Like it or not, we are the role models for our kids. They may or may not follow our advice, but they will try to emulate our behavior. So, if your kids are misbehaving, look to your own behavior. This is not just about bullying. It's about all of our kid's behavior. If you don't like what your kid is doing, stop setting the example.

Now, I want to make one other point before I leave this subject. Let's get clear about bullying. I said bullies beget bullies, but that starts at the very top. Like everything else in America, it starts in the White House and trickles down. It starts with the president, the Ashcrofts, and the Rumsfelds.

We have a president who believes might makes right. That is the essence of being a bully. It's the use of power to gain your goals. We saw that when he ignored the UN and invaded Iraq. You see it every day in his administration. You see it in how our FBI and other agencies work. You see it in the Patriot act and in administrations attempts to intimidate our congress. You see it with how prisoners are treated.

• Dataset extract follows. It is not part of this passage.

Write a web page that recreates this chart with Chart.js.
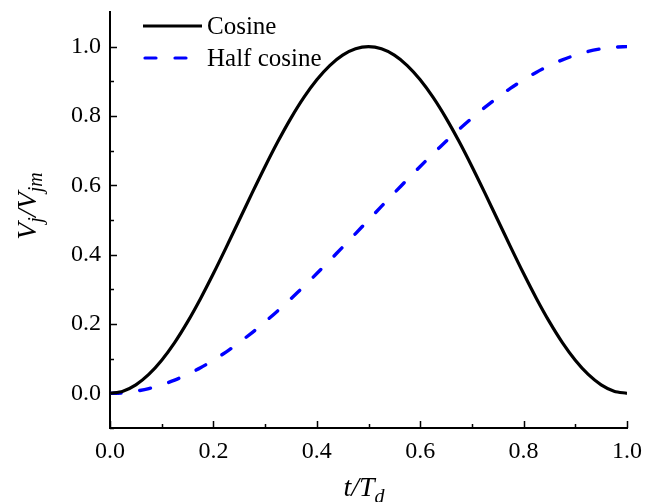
<!DOCTYPE html>
<html>
<head>
<meta charset="utf-8">
<script src="https://cdn.jsdelivr.net/npm/chart.js@4/dist/chart.umd.min.js"></script>
<style>
html,body{margin:0;padding:0;background:#fff;}
canvas{display:block;}
</style>
</head>
<body>
<canvas id="c" width="653" height="502"></canvas>
<script>
const tValues = [0,0.025,0.05,0.075,0.1,0.125,0.15,0.175,0.2,0.225,0.25,0.275,0.3,0.325,0.35,0.375,0.4,0.425,0.45,0.475,0.5,0.525,0.55,0.575,0.6,0.625,0.65,0.675,0.7,0.725,0.75,0.775,0.8,0.825,0.85,0.875,0.9,0.925,0.95,0.975,1];
const cosineValues = [0,0.0062,0.0245,0.0545,0.0955,0.1464,0.2061,0.2730,0.3455,0.4218,0.5,0.5782,0.6545,0.7270,0.7939,0.8536,0.9045,0.9455,0.9755,0.9938,1,0.9938,0.9755,0.9455,0.9045,0.8536,0.7939,0.7270,0.6545,0.5782,0.5,0.4218,0.3455,0.2730,0.2061,0.1464,0.0955,0.0545,0.0245,0.0062,0];
const halfCosineValues = [0,0.0015,0.0062,0.0138,0.0245,0.0381,0.0545,0.0737,0.0955,0.1198,0.1464,0.1753,0.2061,0.2388,0.2730,0.3087,0.3455,0.3833,0.4218,0.4608,0.5,0.5392,0.5782,0.6167,0.6545,0.6913,0.7270,0.7612,0.7939,0.8247,0.8536,0.8802,0.9045,0.9263,0.9455,0.9619,0.9755,0.9862,0.9938,0.9985,1];
const xTickLabels = [0,0.2,0.4,0.6,0.8,1.0];
const yTickLabels = [0,0.2,0.4,0.6,0.8,1.0];
const xMinorTicks = [0.1,0.3,0.5,0.7,0.9];
const yMinorTicks = [-0.1,0.1,0.3,0.5,0.7,0.9];
const seriesNames = ['Cosine','Half cosine'];

const SERIF = '"Liberation Serif","Times New Roman",serif';
const DASH = [11,19];

const toPts = (ys) => tValues.map((t,i)=>({x:t,y:ys[i]}));

const decor = {
  id:'decor',
  afterDraw(chart){
    const ctx = chart.ctx;
    const xs = chart.scales.x, ys = chart.scales.y;
    const ca = chart.chartArea;
    ctx.save();
    ctx.strokeStyle = '#000';
    ctx.lineWidth = 1.5;
    ctx.beginPath();
    xTickLabels.forEach(v=>{const px=Math.round(xs.getPixelForValue(v))+0.5; ctx.moveTo(px,ca.bottom); ctx.lineTo(px,ca.bottom-7);});
    xMinorTicks.forEach(v=>{const px=Math.round(xs.getPixelForValue(v))+0.5; ctx.moveTo(px,ca.bottom); ctx.lineTo(px,ca.bottom-4);});
    yTickLabels.forEach(v=>{const py=Math.round(ys.getPixelForValue(v))+0.5; ctx.moveTo(ca.left,py); ctx.lineTo(ca.left+7,py);});
    yMinorTicks.forEach(v=>{const py=Math.round(ys.getPixelForValue(v))+0.5; ctx.moveTo(ca.left,py); ctx.lineTo(ca.left+4,py);});
    ctx.stroke();

    // legend
    ctx.lineWidth = 3.2;
    ctx.strokeStyle = '#000';
    ctx.setLineDash([]);
    ctx.beginPath(); ctx.moveTo(143,26); ctx.lineTo(202,26); ctx.stroke();
    ctx.strokeStyle = '#0000ff';
    ctx.lineCap = 'round';
    ctx.setLineDash(DASH);
    ctx.beginPath(); ctx.moveTo(145,58); ctx.lineTo(202,58); ctx.stroke();
    ctx.setLineDash([]);
    ctx.lineCap = 'butt';
    ctx.fillStyle = '#000';
    ctx.font = '25px ' + SERIF;
    ctx.textBaseline = 'middle';
    ctx.textAlign = 'left';
    ctx.fillText(seriesNames[0], 207, 27);
    ctx.fillText(seriesNames[1], 207, 59);

    // x title t/T_d
    ctx.textBaseline = 'alphabetic';
    const big = 'italic 28px ' + SERIF, small = 'italic 20px ' + SERIF;
    ctx.font = big; const w1 = ctx.measureText('t/T').width;
    ctx.font = small; const w2 = ctx.measureText('d').width;
    let x0 = 364 - (w1+w2)/2;
    ctx.font = big; ctx.fillText('t/T', x0, 496);
    ctx.font = small; ctx.fillText('d', x0+w1, 503);

    // y title V_j/V_jm
    ctx.save();
    ctx.translate(36, 206);
    ctx.rotate(-Math.PI/2);
    const parts = [['V',big,0],['j',small,6],['/',big,0],['V',big,0],['jm',small,6]];
    let tw = 0;
    parts.forEach(p=>{ctx.font=p[1]; p.push(ctx.measureText(p[0]).width); tw+=p[3];});
    let cx = -tw/2;
    parts.forEach(p=>{ctx.font=p[1]; ctx.fillText(p[0], cx, p[2]); cx+=p[3];});
    ctx.restore();
    ctx.restore();
  }
};

new Chart(document.getElementById('c'), {
  type:'scatter',
  data:{
    datasets:[
      {label:seriesNames[0], data:toPts(cosineValues), showLine:true, borderColor:'#000', borderWidth:3.2, pointRadius:0, tension:0.3, fill:false},
      {label:seriesNames[1], data:toPts(halfCosineValues), showLine:true, borderColor:'#0000ff', borderWidth:3.4, borderDash:DASH, borderCapStyle:'round', pointRadius:0, tension:0.3, fill:false}
    ]
  },
  options:{
    responsive:false,
    animation:false,
    layout:{padding:{top:12,right:26,left:0,bottom:0}},
    plugins:{legend:{display:false}, tooltip:{enabled:false}},
    scales:{
      x:{
        type:'linear', min:0, max:1,
        afterBuildTicks(s){ s.ticks = xTickLabels.map(v=>({value:v})); },
        afterFit(s){ s.height = 74; s.paddingLeft = 0; s.paddingRight = 0; },
        grid:{display:true, drawOnChartArea:false, drawTicks:false},
        border:{display:true, color:'#000', width:2},
        ticks:{color:'#000', padding:9, maxRotation:0, font:{family:SERIF, size:24}, callback:v=>v.toFixed(1)}
      },
      y:{
        type:'linear', min:-0.1, max:1.1,
        afterBuildTicks(s){ s.ticks = yTickLabels.map(v=>({value:v})); },
        afterFit(s){ s.width = 110; s.paddingTop = 0; s.paddingBottom = 0; },
        grid:{display:true, drawOnChartArea:false, drawTicks:false},
        border:{display:true, color:'#000', width:2},
        ticks:{color:'#000', padding:9, font:{family:SERIF, size:24}, callback:v=>v.toFixed(1)}
      }
    }
  },
  plugins:[decor]
});
</script>
</body>
</html>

So here is the simple rule about kids becoming bullies. Don't allow bullying anywhere and especially in our educational system. Don't let the government bully administrators, don't let administrators bully teachers, and don't let teachers bully kids. If kids are treated with respect, they will learn to respect others. Bullying is not inherent, it is learned behavior. There is only one source of that learning. Children learn from adults. They don't necessarily learn what you tell them. They learn from your behavior, your example.

It is really wrong to beat up on kids for being bullies without dealing with the people who taught it to them. Adults always fail to see the obvious when dealing with kids. They talk about bullying and they talk about the kids and how to stop them from doing it. We never look at the real issue of cause. We never ask what caused that kid to become a bully. If we did, we would find that the cause was us.